As a bachur Rav Shalom went to learn in the yeshivah of Harav Eliyahu Klein in Holmin, where he studied with great diligence and excelled. He later joined the yeshivah of Harav Yehudah Greenwald, the Rav of Satmar.
At 16 he took it upon himself to sleep only three hours at night and one hour during the day, and even then he only slept on a bench in the shul. So devoted was he to his learning that many times, because of great fatigue, he resorted to dabbing at his eyelids with alcohol in order to avoid dozing off.
Rav Shalom married the daughter of the tzaddik Harav Dov Ber Teumin, the Dayan of Pshevorsk and the son-in-law of the Pshevorsker Rav, Rav Chaim Hersh Ashkenazi.
After the wedding the young couple settled in Satmar. There Rav Shalom served Hakadosh Baruch Hu in kedushah and taharah.
The brothers decided to travel to America in 5686/1926 to collect money for their sisters’ dowries. In those days, it was very uncommon for a Chassidishe Rebbe to travel to America. The Jews in America showered the two tzaddikim with considerable honor, and asked the two brothers to stay and help establish authentic Jewish life in America, promising them that they would cover all costs.
Happy to have been given the zechus of making an impact on the lives of Torah-thirsty Yidden, Rav Shalom settled on the East Side of Manhattan, where he lived for many years. Later the Rebbe moved to the Brighton Beach section of Brooklyn, where he reestablished his Beis Hamedrash Khal Chassidei Nadvorna. His brother, Harav Yosef, settled in Pittsburgh and revived Yiddishkeit there.
Rav Shalom came to realize the extent of the worldly temptations that beset Americans at that time. He spent all of his time in a small room learning Torah in order to insulate himself from the mundane, material aspects of America. He ate little and barely slept, and he followed the tradition of his holy ancestors in living a life devoid of any luxury or comfort.

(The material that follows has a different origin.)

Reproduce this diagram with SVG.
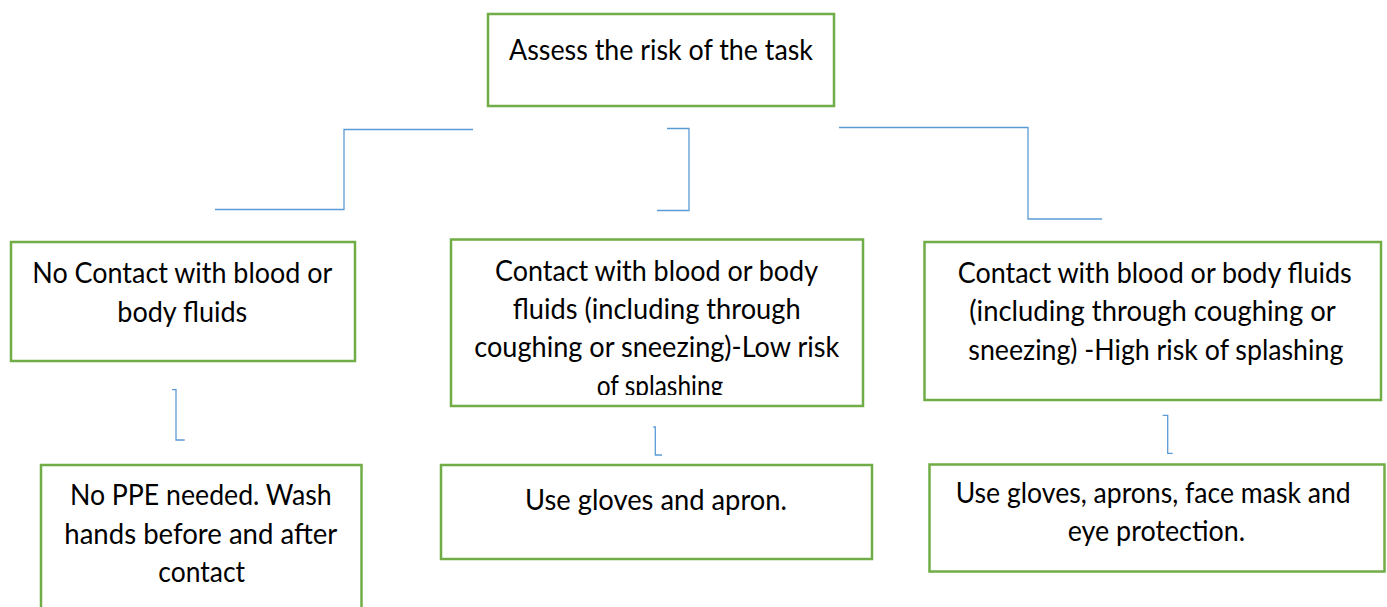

Like his holy ancestors, the Rebbe was renowned for hachnasas orchim. His home was always open to all.
When his older son, Chaim Mordechai, Hy”d, reached the age of bar mitzvah, Rav Shalom sent him to Europe (at that time the U.S. had no suitable yeshivos). When World War II broke out, Rav Shalom tried to bring Chaim Mordechai back to America, but sadly, this did not come to pass. He was killed al kiddush Hashem, Hy”d. The Rebbe grieved for his beloved son, but accepted the gezeirah with ahavas Hashem and rededicated himself to his avodas hakodesh.
The Rebbe was niftar on 19 Teves, 5740/1980. His son, Harav Shlomo Leifer, shlita, succeeded him.
Zechuso yagen aleinu.
In 1879, Thomas Edison first publicly demonstrated his electric incandescent light in Menlo Park, New Jersey.
In 1909, the Manhattan Bridge, spanning the East River between Manhattan and Brooklyn, was officially opened to vehicular traffic.
In 1951, the Marshall Plan expired after distributing more than $12 billion in foreign aid.
In 1974, private U.S. citizens were allowed to buy and own gold for the first time in more than 40 years.